:: Directions ::
Only lines holding the string "React" are wanted; copy each one from the material.

:: Raw data ::
— Start —

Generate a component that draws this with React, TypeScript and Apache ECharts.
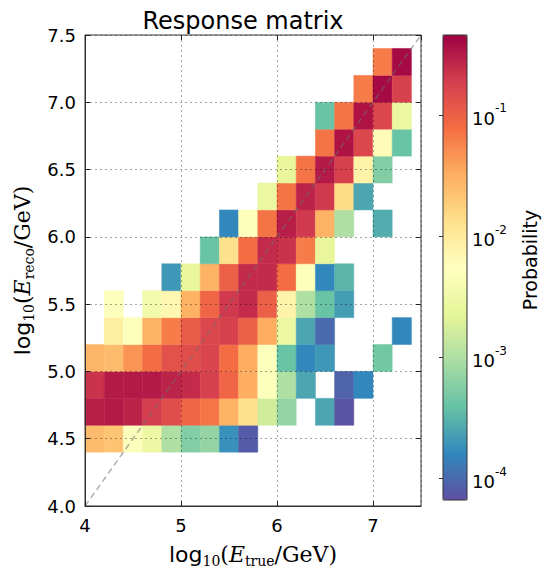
import React, { useEffect, useRef } from "react";
import * as echarts from "echarts";

// ---------- data ----------
const chartTitle = "Response matrix";
const colorbarLabel = "Probability";
const binWidth = 0.2;
// lower edges of the log10(E_true/GeV) bins
const xBinStarts = [4.0, 4.2, 4.4, 4.6, 4.8, 5.0, 5.2, 5.4, 5.6, 5.8, 6.0, 6.2, 6.4, 6.6, 6.8, 7.0, 7.2];
// lower edges of the log10(E_reco/GeV) bins (one row array below each)
const yBinStarts = [4.4, 4.6, 4.8, 5.0, 5.2, 5.4, 5.6, 5.8, 6.0, 6.2, 6.4, 6.6, 6.8, 7.0, 7.2];
const _ = null;
// probability per true-energy bin, one array per reco-energy bin
const reco_4_4 = [0.025, 0.022, 0.005, 0.003, 0.001, 5.6e-4, 7e-4, 1.8e-4, 8e-5, _, _, _, _, _, _, _, _];
const reco_4_6 = [0.3, 0.32, 0.28, 0.19, 0.14, 0.09, 0.07, 0.03, 0.013, 0.0016, 7e-4, _, 2.5e-4, 7e-5, _, _, _];
const reco_4_8 = [0.22, 0.32, 0.32, 0.32, 0.28, 0.25, 0.18, 0.09, 0.032, 0.005, 0.001, 2.5e-4, _, 9e-5, 1.6e-4, _, _];
const reco_5_0 = [0.028, 0.025, 0.045, 0.08, 0.13, 0.14, 0.17, 0.08, 0.032, 0.005, 4e-4, 1.6e-4, 2e-4, _, _, 4.5e-4, _];
const reco_5_2 = [_, 0.009, 0.005, 0.03, 0.063, 0.11, 0.16, 0.18, 0.1, 0.032, 0.0028, 2.5e-4, 1e-4, _, _, _, 1.6e-4];
const reco_5_4 = [_, 0.005, _, 0.0035, 0.007, 0.03, 0.09, 0.2, 0.25, 0.1, 0.008, 0.001, 4e-4, 2.2e-4, _, _, _];
const reco_5_6 = [_, _, _, _, 2e-4, 0.0025, 0.03, 0.1, 0.25, 0.25, 0.08, 0.005, 1.6e-4, 3.2e-4, _, _, _];
const reco_5_8 = [_, _, _, _, _, _, 4e-4, 0.013, 0.08, 0.25, 0.22, 0.063, 0.0025, _, _, _, _];
const reco_6_0 = [_, _, _, _, _, _, _, 1.6e-4, 0.005, 0.071, 0.3, 0.2, 0.03, 0.001, _, 2.8e-4, _];
const reco_6_2 = [_, _, _, _, _, _, _, _, _, 0.0028, 0.071, 0.28, 0.2, 0.014, 2.5e-4, _, _];
const reco_6_4 = [_, _, _, _, _, _, _, _, _, _, 0.0025, 0.071, 0.32, 0.18, 0.008, 5.6e-4, _];
const reco_6_6 = [_, _, _, _, _, _, _, _, _, _, _, _, 0.071, 0.35, 0.16, 0.006, 4e-4];
const reco_6_8 = [_, _, _, _, _, _, _, _, _, _, _, _, 4e-4, 0.071, 0.35, 0.16, 0.0028];
const reco_7_0 = [_, _, _, _, _, _, _, _, _, _, _, _, _, _, 0.063, 0.4, 0.18];
const reco_7_2 = [_, _, _, _, _, _, _, _, _, _, _, _, _, _, _, 0.063, 0.4];
const recoRows = [reco_4_4, reco_4_6, reco_4_8, reco_5_0, reco_5_2, reco_5_4, reco_5_6, reco_5_8, reco_6_0, reco_6_2, reco_6_4, reco_6_6, reco_6_8, reco_7_0, reco_7_2];

const axisMin = 4.0;
const axisMax = 7.5;
const xTickStep = 1;
const yTickStep = 0.5;
const diagonal = [[axisMin, axisMin], [axisMax, axisMax]];
// colour scale: log10(probability)
const colorLogMin = -4.18;
const colorLogMax = -0.34;
const colorbarTickExponents = [-4, -3, -2, -1];
const spectralR = ["#5e4fa2", "#3288bd", "#66c2a5", "#abdda4", "#e6f598", "#ffffbf", "#fee08b", "#fdae61", "#f46d43", "#d53e4f", "#9e0142"];

const SANS = "DejaVu Sans";
const SERIF = "DejaVu Serif";

function buildCells() {
  const cells: any[] = [];
  recoRows.forEach((row, j) => {
    row.forEach((p, i) => {
      if (p !== null) cells.push([xBinStarts[i], yBinStarts[j], Math.log10(p as number), p]);
    });
  });
  return cells;
}

const mathRich = {
  a: { fontFamily: SANS, fontSize: 22, lineHeight: 28, verticalAlign: "middle", color: "#000" },
  s: { fontFamily: SERIF, fontSize: 14, lineHeight: 15, verticalAlign: "bottom", color: "#000" },
  m: { fontFamily: SERIF, fontSize: 22, lineHeight: 28, verticalAlign: "middle", color: "#000" },
  e: { fontFamily: SERIF, fontStyle: "italic", fontSize: 22, lineHeight: 28, verticalAlign: "middle", color: "#000" },
};

export default function App() {
  const ref = useRef<HTMLDivElement>(null);
  useEffect(() => {
    document.body.style.margin = "0";
    if (!ref.current) return;
    const chart = echarts.init(ref.current, undefined, { renderer: "svg" });
    const gridLine = { show: true, lineStyle: { color: "rgba(0,0,0,0.35)", type: [2, 3], width: 1 } };
    const tickStyle = { show: true, inside: true, length: 5, lineStyle: { color: "#222" } };
    chart.setOption({
      animation: false,
      backgroundColor: "#fff",
      textStyle: { fontFamily: SANS },
      grid: [
        { left: 85, top: 35, width: 336, height: 481, show: true, borderColor: "#333", borderWidth: 1, backgroundColor: "#fff" },
        { left: 443, top: 35, width: 24, height: 465 },
      ],
      xAxis: [
        {
          type: "value", gridIndex: 0, min: axisMin, max: axisMax, interval: xTickStep, z: 10,
          axisLine: { show: true, lineStyle: { color: "#333" } },
          axisTick: tickStyle, splitLine: gridLine,
          axisLabel: { fontSize: 18, color: "#000", margin: 10, fontFamily: SANS, showMaxLabel: false, formatter: (v: number) => String(v) },
          name: "{a|log}{s|10}{m|(}{e|E}{s|true}{m|/GeV)}",
          nameLocation: "middle", nameGap: 34,
          nameTextStyle: { rich: mathRich },
        },
        { type: "value", gridIndex: 1, min: 0, max: 1, show: false },
        {
          type: "value", gridIndex: 0, position: "top", min: axisMin, max: axisMax, interval: xTickStep, z: 10,
          axisLine: { show: false }, axisTick: tickStyle, axisLabel: { show: false }, splitLine: { show: false },
        },
      ],
      yAxis: [
        {
          type: "value", gridIndex: 0, min: axisMin, max: axisMax, interval: yTickStep, z: 10,
          axisLine: { show: true, lineStyle: { color: "#333" } },
          axisTick: tickStyle, splitLine: gridLine,
          axisLabel: { fontSize: 18, color: "#000", margin: 9, fontFamily: SANS, formatter: (v: number) => v.toFixed(1) },
          name: "{a|log}{s|10}{m|(}{e|E}{s|reco}{m|/GeV)}",
          nameLocation: "middle", nameGap: 47, nameRotate: 90,
          nameTextStyle: { rich: mathRich },
        },
        {
          type: "value", gridIndex: 1, position: "right", min: colorLogMin, max: colorLogMax, z: 10,
          axisLine: { show: false }, splitLine: { show: false },
          axisTick: { show: true, inside: true, length: 4, customValues: colorbarTickExponents, lineStyle: { color: "#333" } },
          axisLabel: {
            margin: 5,
            customValues: colorbarTickExponents,
            formatter: (v: number) => `{b|10}{t|${Math.round(v)}}`,
            rich: {
              b: { fontFamily: SANS, fontSize: 18, lineHeight: 25, verticalAlign: "bottom", color: "#000" },
              t: { fontFamily: SANS, fontSize: 12, lineHeight: 14, verticalAlign: "top", color: "#000" },
            },
          },
        },
        {
          type: "value", gridIndex: 0, position: "right", min: axisMin, max: axisMax, interval: yTickStep, z: 10,
          axisLine: { show: false }, axisTick: tickStyle, axisLabel: { show: false }, splitLine: { show: false },
        },
      ],
      visualMap: {
        type: "continuous",
        min: colorLogMin, max: colorLogMax,
        dimension: 2, seriesIndex: 0,
        calculable: false, hoverLink: false,
        left: 443, top: 35, itemWidth: 24, itemHeight: 465, padding: 0,
        inRange: { color: spectralR },
        text: null,
      },
      series: [
        {
          type: "custom",
          xAxisIndex: 0, yAxisIndex: 0,
          data: buildCells(),
          encode: { x: 0, y: 1 },
          z: 2,
          renderItem: (params: any, api: any) => {
            const x0 = api.value(0);
            const y0 = api.value(1);
            const p0 = api.coord([x0, y0]);
            const p1 = api.coord([x0 + binWidth, y0 + binWidth]);
            const color = api.visual("color");
            return {
              type: "rect",
              shape: { x: p0[0], y: p1[1], width: p1[0] - p0[0], height: p0[1] - p1[1] },
              style: { fill: color, stroke: color, lineWidth: 0.5 },
            };
          },
        },
        {
          type: "line",
          xAxisIndex: 0, yAxisIndex: 0,
          data: diagonal,
          symbol: "none",
          z: 5,
          lineStyle: { color: "rgba(110,110,110,0.55)", width: 1.5, type: [6, 4] },
        },
      ],
      graphic: [
        {
          type: "text", x: 243, y: 21, z: 100,
          style: { text: chartTitle, fontFamily: SANS, fontSize: 24, fill: "#000", align: "center", verticalAlign: "middle" },
        },
        {
          type: "text", x: 530, y: 260, rotation: Math.PI / 2, z: 100,
          style: { text: colorbarLabel, fontFamily: SANS, fontSize: 19, fill: "#000", align: "center", verticalAlign: "middle" },
        },
        {
          type: "rect", z: 100,
          shape: { x: 443, y: 35, width: 24, height: 465 },
          style: { fill: "none", stroke: "#333", lineWidth: 1 },
        },
      ],
    });
    return () => chart.dispose();
  }, []);
  return <div ref={ref} style={{ width: 543, height: 573 }} />;
}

— End —

:: In response ::
Generate a component that draws this with React, TypeScript and Apache ECharts.
import React, { useEffect, useRef } from "react";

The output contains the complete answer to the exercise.